Dip your toes in the Sport side of the pool, however, and the E 63 S reveals the full depths of its accelerative potential. The horizon never seems to stop screaming towards your face as long as the gas pedal is pinned to the floor, and should topographical concerns dictate a feint to the left or the right then the excellent grip provided by its massive 20-inch tires front and rear (not to mention the anchor that is its optional carbon-ceramic brake package) keeps the car firmly planted on the asphalt.
As with most modern luxury machines, much of the Mercedes-AMG’s action occurs at arm’s length. Driver and passengers are largely insulated from the outside world, and this includes sapping some of the adrenaline that would normally seep through into the cockpit of a lighter sports car. There’s not a two-door coupe out there, however, that can match the anti-social thrill of a big-bore station wagon doing its business, and that against-expectations character is an important aspect of the E-Class’s charms.
With a starting price of just over $112,000, the E 63 S wagon offers those sick of hyper-SUVs a chance to combine their pangs for performance with the day-to-day realities of their commute. While there are some frustrations that come with the Mercedes-AMG’s latest update — in particular, the overly complicated MBUX infotainment system and the bewildering array of steering wheel controls that come with it — at its core this is an extremely useful and ridiculously muscled machine that is virtually invisible on the street, even when outfitted with additional carbon-fiber accents as was my tester.

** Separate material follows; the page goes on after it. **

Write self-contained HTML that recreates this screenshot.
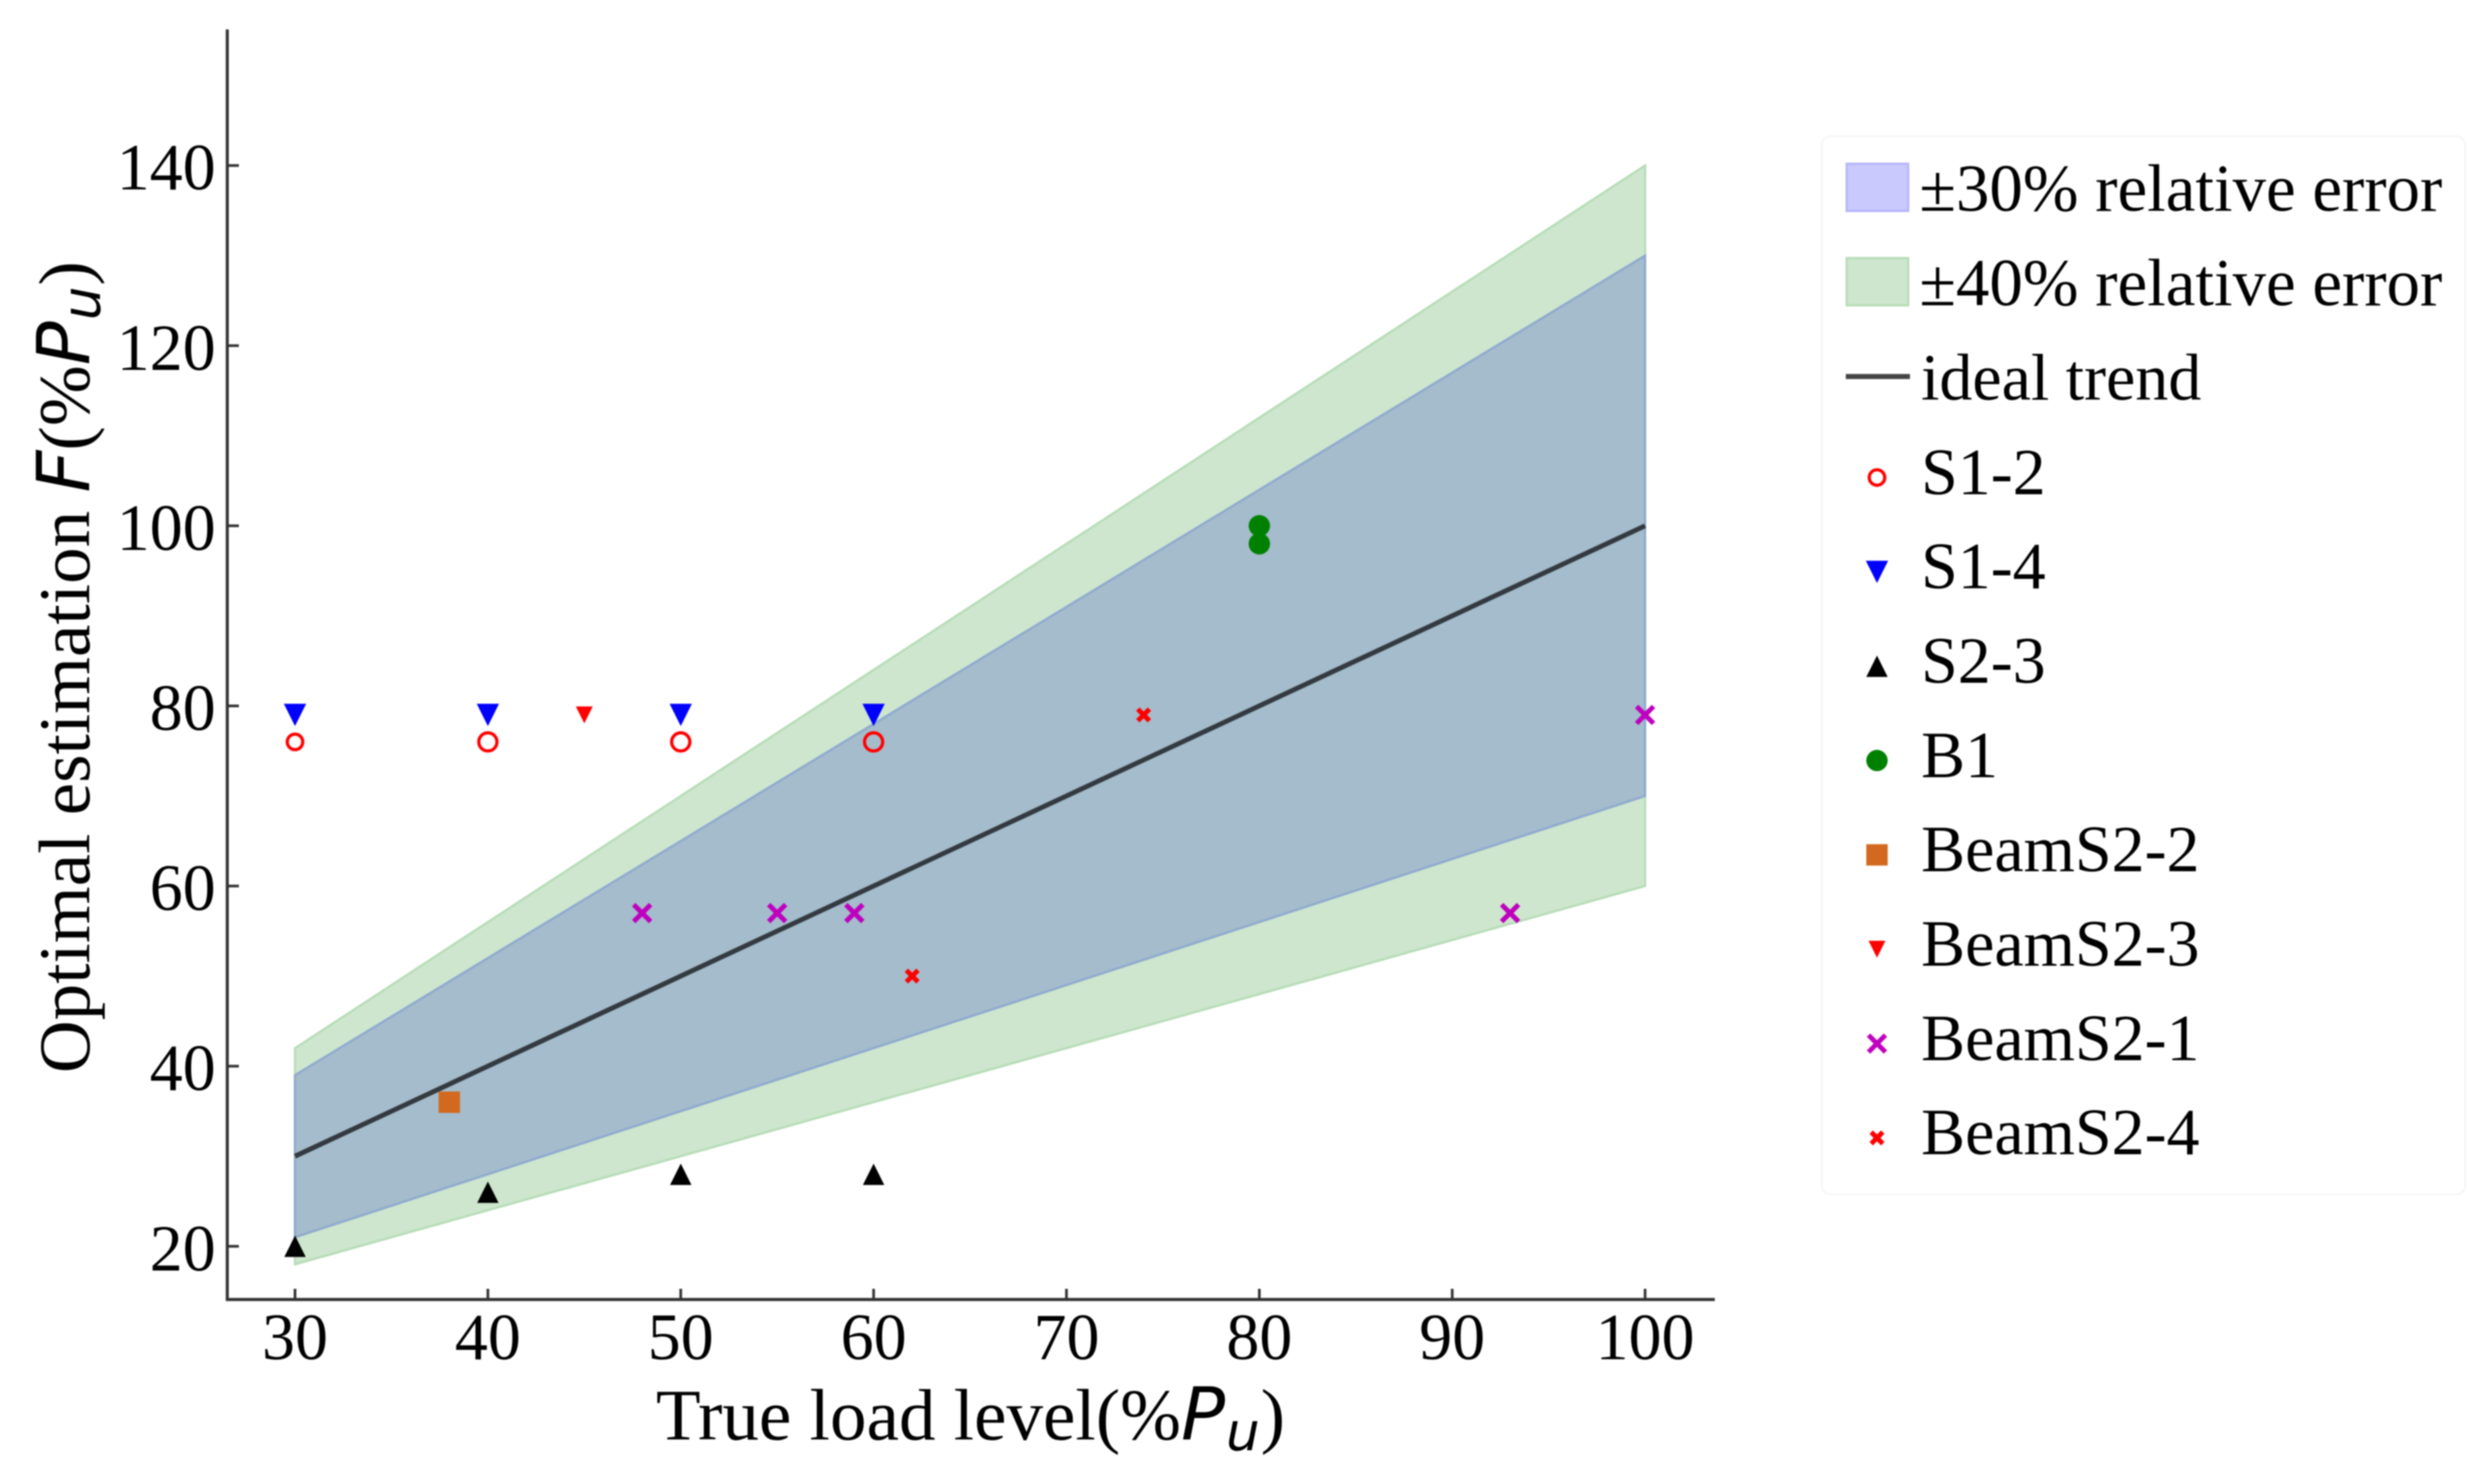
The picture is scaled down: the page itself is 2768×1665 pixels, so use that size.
<!DOCTYPE html>
<html lang="en">
<head>
<meta charset="utf-8">
<title>Optimal estimation vs true load level</title>
<style>
html,body{margin:0;padding:0;background:#fff;width:2768px;height:1665px;overflow:hidden}
svg{display:block;filter:blur(0.8px)}
text{font-family:"Liberation Serif","Times New Roman",serif;fill:#000}
.math{font-family:"DejaVu Sans",sans-serif;font-style:italic}
</style>
</head>
<body>
<svg id="chart" xmlns="http://www.w3.org/2000/svg" width="2768" height="1665" viewBox="0 0 2768 1665">
  <rect x="0" y="0" width="2768" height="1665" fill="#ffffff"/>
  <g id="plot"></g>
  <g id="axes"></g>
  <text x="736" y="1615" font-size="82">True load level(%<tspan class="math">P</tspan><tspan class="math" font-size="60" dy="12" dx="1">u</tspan><tspan dy="-12" dx="1">)</tspan></text>
  <text transform="translate(100,1204) rotate(-90)" font-size="82">Optimal estimation <tspan class="math">F</tspan>(%<tspan class="math">P</tspan><tspan class="math" font-size="60" dy="12" dx="1">u</tspan><tspan dy="-12" dx="1">)</tspan></text>
  <g id="legend">
    <rect x="2044" y="153" width="722" height="1187" rx="10" ry="10" fill="#ffffff" stroke="#f5f5f5" stroke-width="2"/>
  </g>
</svg>
<script>
const xTicks = [30, 40, 50, 60, 70, 80, 90, 100];
const yTicks = [20, 40, 60, 80, 100, 120, 140];

const bandX = [30, 100];
const band30Low = [21, 70];
const band30High = [39, 130];
const band40Low = [18, 60];
const band40High = [42, 140];
const trendX = [30, 100];
const trendY = [30, 100];

const s12X = [30, 40, 50, 60];
const s12Y = [76, 76, 76, 76];
const s14X = [30, 40, 50, 60];
const s14Y = [79, 79, 79, 79];
const s23X = [30, 40, 50, 60];
const s23Y = [20, 26, 28, 28];
const b1X = [80, 80];
const b1Y = [100, 98];
const beamS22X = [38];
const beamS22Y = [36];
const beamS23X = [45];
const beamS23Y = [79];
const beamS21X = [48, 55, 59, 93, 100];
const beamS21Y = [57, 57, 57, 57, 79];
const beamS24X = [62, 74];
const beamS24Y = [50, 79];

const legendLabels = ['±30% relative error', '±40% relative error', 'ideal trend', 'S1-2', 'S1-4', 'S2-3', 'B1', 'BeamS2-2', 'BeamS2-3', 'BeamS2-1', 'BeamS2-4'];

const NS = 'http://www.w3.org/2000/svg';
const plot = document.getElementById('plot');
const axes = document.getElementById('axes');
const legend = document.getElementById('legend');

function sx(v) { return 331 + (v - 30) * 21.64; }
function sy(v) { return 1398.3 - (v - 20) * 10.105; }

function mk(parent, tag, attrs) {
  const el = document.createElementNS(NS, tag);
  for (const k in attrs) el.setAttribute(k, attrs[k]);
  parent.appendChild(el);
  return el;
}

function bandPoints(low, high) {
  const pts = [];
  bandX.forEach(function (x, i) { pts.push(sx(x) + ',' + sy(high[i])); });
  for (let i = bandX.length - 1; i >= 0; i--) pts.push(sx(bandX[i]) + ',' + sy(low[i]));
  return pts.join(' ');
}

function drawMarker(parent, type, cx, cy, size, color) {
  const h = size / 2;
  let el;
  if (type === 'open') {
    el = mk(parent, 'circle', { cx: cx, cy: cy, r: h - 1.8, fill: 'none', stroke: color, 'stroke-width': 3.6 });
  } else if (type === 'down') {
    el = mk(parent, 'polygon', { points: (cx - h) + ',' + (cy - h) + ' ' + (cx + h) + ',' + (cy - h) + ' ' + cx + ',' + (cy + h), fill: color });
  } else if (type === 'up') {
    el = mk(parent, 'polygon', { points: (cx - h) + ',' + (cy + h) + ' ' + (cx + h) + ',' + (cy + h) + ' ' + cx + ',' + (cy - h), fill: color });
  } else if (type === 'dot') {
    el = mk(parent, 'circle', { cx: cx, cy: cy, r: h, fill: color });
  } else if (type === 'square') {
    el = mk(parent, 'rect', { x: cx - h, y: cy - h, width: size, height: size, fill: color });
  } else {
    const a = h - 2.5;
    el = mk(parent, 'path', { d: 'M' + (cx - a) + ' ' + (cy - a) + 'L' + (cx + a) + ' ' + (cy + a) + 'M' + (cx + a) + ' ' + (cy - a) + 'L' + (cx - a) + ' ' + (cy + a), fill: 'none', stroke: color, 'stroke-width': 5.4 });
  }
  return el;
}

/* bands */
const band40 = mk(plot, 'polygon', { points: bandPoints(band40Low, band40High), fill: '#cde6cd', stroke: '#b6dcb6', 'stroke-width': 2.5 });


const band30 = mk(plot, 'polygon', { points: bandPoints(band30Low, band30High), fill: '#a4bccb', stroke: '#8fa9cf', 'stroke-width': 2.5 });



/* ideal trend */
const trend = mk(plot, 'line', { x1: sx(trendX[0]), y1: sy(trendY[0]), x2: sx(trendX[1]), y2: sy(trendY[1]), stroke: '#333a40', 'stroke-width': 5.4 });



/* scatter series */
function drawSeries(name, xs, ys, type, size, color) {
  xs.forEach(function (x, i) {
    const s = (name === 's1-2' && x === 30) ? size - 3 : size;
    const m = drawMarker(plot, type, sx(x), sy(ys[i]), s, color);
    
    
  });
}
drawSeries('s1-2', s12X, s12Y, 'open', 24, '#ff0000');
drawSeries('s1-4', s14X, s14Y, 'down', 25, '#0000ff');
drawSeries('s2-3', s23X, s23Y, 'up', 24, '#000000');
drawSeries('b1', b1X, b1Y, 'dot', 24, '#008000');
drawSeries('beams2-2', beamS22X, beamS22Y, 'square', 24, '#d2691e');
drawSeries('beams2-3', beamS23X, beamS23Y, 'down', 19, '#ff0000');
drawSeries('beams2-1', beamS21X, beamS21Y, 'x', 24, '#bf00bf');
drawSeries('beams2-4', beamS24X, beamS24Y, 'x', 18, '#ff0000');

/* axes */
const yAxis = mk(axes, 'line', { x1: 255, y1: 33, x2: 255, y2: 1459.5, stroke: '#333333', 'stroke-width': 3.4 });


const xAxis = mk(axes, 'line', { x1: 253.5, y1: 1458, x2: 1924, y2: 1458, stroke: '#333333', 'stroke-width': 3.4 });



xTicks.forEach(function (v) {
  const t = mk(axes, 'line', { x1: sx(v), y1: 1458, x2: sx(v), y2: 1446, stroke: '#333333', 'stroke-width': 3 });
  
  
  const l = mk(axes, 'text', { x: sx(v), y: 1525, 'font-size': 74, 'text-anchor': 'middle' });
  
  
  l.textContent = String(v);
});
yTicks.forEach(function (v) {
  const t = mk(axes, 'line', { x1: 255, y1: sy(v), x2: 268, y2: sy(v), stroke: '#333333', 'stroke-width': 3 });
  
  
  const l = mk(axes, 'text', { x: 242, y: sy(v) + 27, 'font-size': 74, 'text-anchor': 'end' });
  
  
  l.textContent = String(v);
});

/* legend */
function legendBaseline(i) { return 236.7 + i * 105.85; }
function legendCenter(i) { return legendBaseline(i) - 18.5; }

legendLabels.forEach(function (label, i) {
  const t = mk(legend, 'text', { x: i < 2 ? 2153.5 : 2155.5, y: legendBaseline(i), 'font-size': i < 2 ? 75 : 74 });
  
  
  t.textContent = label;
});

const swatch30 = mk(legend, 'rect', { x: 2072, y: legendBaseline(0) - 53, width: 69, height: 53, fill: '#c9c9fd', stroke: '#b5b5fb', 'stroke-width': 2.5 });


const swatch40 = mk(legend, 'rect', { x: 2072, y: legendBaseline(1) - 53, width: 69, height: 53, fill: '#cde6cd', stroke: '#b6dcb6', 'stroke-width': 2.5 });


const swatchLine = mk(legend, 'line', { x1: 2071, y1: legendBaseline(2) - 26, x2: 2143, y2: legendBaseline(2) - 26, stroke: '#444444', 'stroke-width': 5.6 });



const lm3 = drawMarker(legend, 'open', 2106, legendCenter(3), 21, '#ff0000');


const lm4 = drawMarker(legend, 'down', 2106, legendCenter(4), 25, '#0000ff');


const lm5 = drawMarker(legend, 'up', 2106, legendCenter(5), 24, '#000000');


const lm6 = drawMarker(legend, 'dot', 2106, legendCenter(6), 24, '#008000');


const lm7 = drawMarker(legend, 'square', 2106, legendCenter(7), 24, '#d2691e');


const lm8 = drawMarker(legend, 'down', 2106, legendCenter(8), 19, '#ff0000');


const lm9 = drawMarker(legend, 'x', 2106, legendCenter(9), 24, '#bf00bf');


const lm10 = drawMarker(legend, 'x', 2106, legendCenter(10), 18, '#ff0000');


</script>
</body>
</html>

For some, the undercover aspect of the E 63 S (which stands in stark contrast to its extroverted Audi counterpart) is a big part of the appeal. In a sea of sport-utilities, it’s that much harder for radar-happy highway patrollers to pick up on a low-riding wagon sifting through traffic at super-legal speeds. By the same token, this Mercedes-Benz has almost but not quite been crowded out of its own showroom by these same heavy, hulking replacements for the working wagon class. It’s an unlikely hero hidden in a rocket-fueled niche nurtured by those maniacs at AMG who understand that nothing exceeds like excess.